Another point is the responsiveness of the thrusters. If there is too much of a lag in getting full thrust out of a pulse from the stabilising rocket then gimballing the main engine may react quicker.

A third possibility is that they might not be powerful enough. Gimballing the main engines by a small amount provides a fairly high degree of angular momentum control, particularly given that it is occurring at the fulcrum. Think of it like this, in terms of your pencil analogy - which would give a greater control authority, moving your finger at the fulcrum point, or having a ring of people blowing on it at the tip? It could be that in order to get enough control the thrusters would have to be powerful enough that the required fuel may eat into the payload margin again.

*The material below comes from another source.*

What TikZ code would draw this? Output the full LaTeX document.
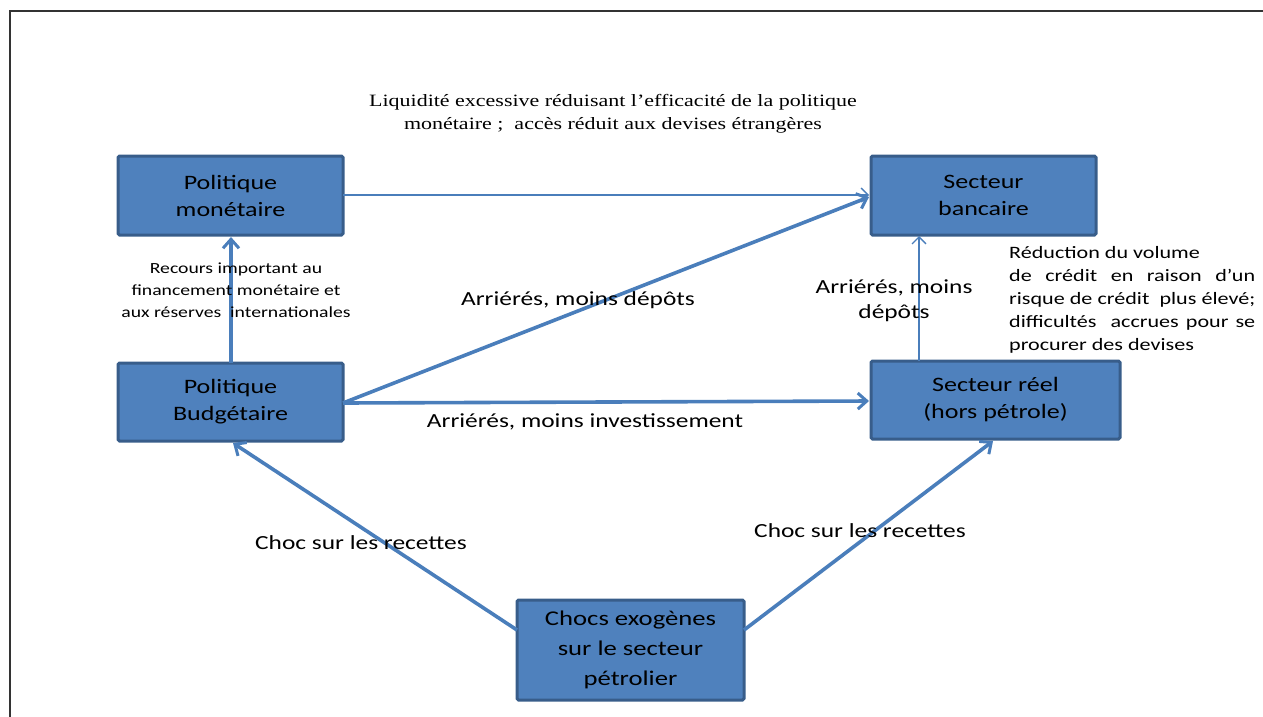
\documentclass[tikz,border=0pt]{standalone}
\usepackage{fontspec}
\setmainfont{Carlito}[FakeStretch=1.27]
\newfontfamily\serifface{Liberation Serif}[FakeStretch=1.27]
\usetikzlibrary{arrows.meta}
\definecolor{boxfill}{HTML}{4F81BD}
\definecolor{boxline}{HTML}{385D8A}
\definecolor{arrowcol}{HTML}{4A7EBB}
\newcommand{\fullline}[1]{\makebox[246pt][s]{#1}}
\tikzset{
  box/.style={draw=boxline, line width=3pt, fill=boxfill, rounded corners=1.5pt,
    minimum width=#1, inner sep=0pt, align=center, font=\fontsize{20.5}{27}\selectfont, text=black},
  thick arrow/.style={draw=arrowcol, line width=3.6pt, -{Straight Barb[length=9pt,width=16pt,line width=3pt]}},
  thin arrow/.style={draw=arrowcol, line width=1.3pt, -{Straight Barb[length=7pt,width=14pt,line width=1.3pt]}},
  lbl/.style={font=\fontsize{20}{25}\selectfont, text=black, align=center, inner sep=0pt},
  smalllbl/.style={font=\fontsize{15.5}{22}\selectfont, text=black, align=center, inner sep=0pt},
}
\begin{document}
\begin{tikzpicture}[x=1pt,y=-1pt]
\useasboundingbox (0,0) rectangle (1263,716);
\draw[line width=2.2pt, black!80] (10,720) -- (10,11) -- (1270,11);

\node[box=225pt, minimum height=79pt] (pm) at (230.5,195.5) {Politique\\monétaire};
\node[box=225pt, minimum height=79pt] (sb) at (983.5,195.5) {Secteur\\bancaire};
\node[box=225pt, minimum height=78pt] (pb) at (230.5,402) {Politique\\Budgétaire};
\node[box=249pt, minimum height=78pt] (sr) at (995.5,400) {Secteur réel\\(hors pétrole)};
\node[box=227pt, minimum height=100pt, font=\fontsize{21}{30}\selectfont] (ch) at (630.5,650) {Chocs exogènes\\sur le secteur\\pétrolier};

\coordinate (pbtop) at (231,363);
\coordinate (pmbot) at (231,237);
\coordinate (pbr) at (343,403);
\coordinate (sbl1) at (869,197);
\coordinate (srl) at (869,401);
\coordinate (srtop) at (919,361);
\coordinate (sbbot) at (919,236);
\coordinate (pmr) at (343,195);
\coordinate (sbl2) at (869,195);
\coordinate (chl) at (517,630);
\coordinate (pbbot) at (233,443);
\coordinate (chr) at (744,630);
\coordinate (srbot) at (993,441);

\draw[thin arrow] (pmr) -- (sbl2);
\draw[thick arrow] (pbtop) -- (pmbot);
\draw[thick arrow] (pbr) -- (sbl1);
\draw[thick arrow] (pbr) -- (srl);
\draw[thin arrow] (srtop) -- (sbbot);
\draw[thick arrow] (chl) -- (pbbot);
\draw[thick arrow] (chr) -- (srbot);

\node[font=\serifface\fontsize{17.3}{23}\selectfont, align=center, inner sep=0pt] (liq) at (613,114)
  {Liquidité excessive réduisant l’efficacité de la politique\\monétaire ;\ \ accès réduit aux devises étrangères};
\node[smalllbl] (rec) at (236,290) {Recours important au\\financement monétaire et\\aux réserves\ \ internationales};
\node[lbl] (amd) at (578,300) {Arriérés, moins dépôts};
\node[lbl] (amd2) at (894,301) {Arriérés, moins\\dépôts};
\node[lbl] (ami) at (585,422) {Arriérés, moins investissement};
\node[lbl] (csr1) at (361,543) {Choc sur les recettes};
\node[lbl] (csr2) at (860,531) {Choc sur les recettes};
\node[smalllbl, align=left, anchor=north west, font=\fontsize{17.4}{23}\selectfont] (red) at (1009,246)
  {Réduction du volume\\
   \fullline{de\ \ crédit\ \ en\ \ raison\ \ d’un}\\
   \fullline{risque de crédit\ \ plus élevé;}\\
   \fullline{difficultés\ \ accrues pour se}\\
   procurer des devises};
\end{tikzpicture}
\end{document}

That's all I can think of right now, and that's obviously without referring to any texts or doing any sums, but I can't think of any main launch vehicle that has ever been proposed using this method. The Apollo LM used a combination of attitude thrusters and main engine gimballing during the lunar landings, but that's a way different environment than an Earthside launch.

[cheshirenoir.livejournal.com]

Thanks for that.

You have answered my question, and then some.

Mind you, it was discussions with you about VentureStar and the Clipper that re-energised my interest in space tech.

[discordia13.livejournal.com]

Acoustic vibration would be a major problem. I could see tall stacks having interesting waveforms in addition to the issue of protecting the lower stack from exhaust heating.

[rdmasters.livejournal.com]

K has it right about the N1 failures - they was essentially plumbing issues (in one case a single loose nut came adrift and screwed a turbopump - and when it came apart, so did everything else).

Now the thing is, there are birds that do the thruster trick - but in conjunction with gimballing or throttling. DC-X, for example.

As you suspected, the primary problem is that you have (with your typical tall stack), a relatively flexible, but compressively strong structure. Provided the forces are mostly compressive, the whole thing is OK, but the moment you apply a side vector (especially near one end, away from the primary force line), you will start getting structural issues.

In a short-stack or rigid system, though, it is viable, as the DC-X, or any number of air-air missiles with front guidance fins have demonstrated.

As far as your analogy goes, try this little experiment for size:
Take a 1m mailing tube, with its endcap in. Balance it on four fingers (two from each hand - index and middle). Now lift it. You get quite a bit of control, don't you?

[rdmasters.livejournal.com]

Oh, and of course, once you are in free-fall and outside of an atmosphere, all bets are off!

[decrypt-era.livejournal.com]

All the engineering concerns raised by the others are valid,
but i thought it might clarify things somewhat
if we take this back to physics fundamentals.

Firstly, you're right, a rocket is an inherently unstable design.
Ideally, we'd like to apply the accelerating force above the centre of mass.
But in practical terms,
this means pointing the exhaust back at the vehicle.
We could tilt the thrusters outward slightly,
but this translates to wasted thrust, ie: wasted reaction mass.
We could mount the thrusters on arms,
but they'd hafta be strong enough to transmit the force,
and include fuel pipelines - again, all extra mass.

Secondly, you're right, fuselage strength aside,
even small thrusters near the top of a rocket
would add greatly to th leverage available to turn the vehicle.
You'll notice many military missiles
(esp. ones aimed at moving targets)
have puta-controlld canards etc for this purpose
(though, as the rocket and its thrust get larger,
fins have less and less relative effect, of course).
But, are radical manoeuvres and the extra mass they entail
really necessary for a vehicle designed to arc gracefully into orbit?

As Tsiolkovsky pointed out so elegantly,
each extra kilo carried translates exponentially
into reaction mass on the launch pad,
so th engineers ask of each and every gram:
are you necessary?

At core, th answer to yr question is to note
that some things humans find hard, computers find really easy (& vice versa).
I'v seen footage of robot arm/sensor combos
which could do the pencil balancing trick so responsively
you'd swear th thing was glued there.
The calculations aren't that complex,
all it takes is really fast reflexes.
It turns out that a more stable application of force
is simply not necessary in spacebound rockets.
The primary design problem is how to make a machine
which can reliably channel high temperatures and pressures,
and yet be as light as possible.
Cutting this tradeoff too close is what makes rockets go boom.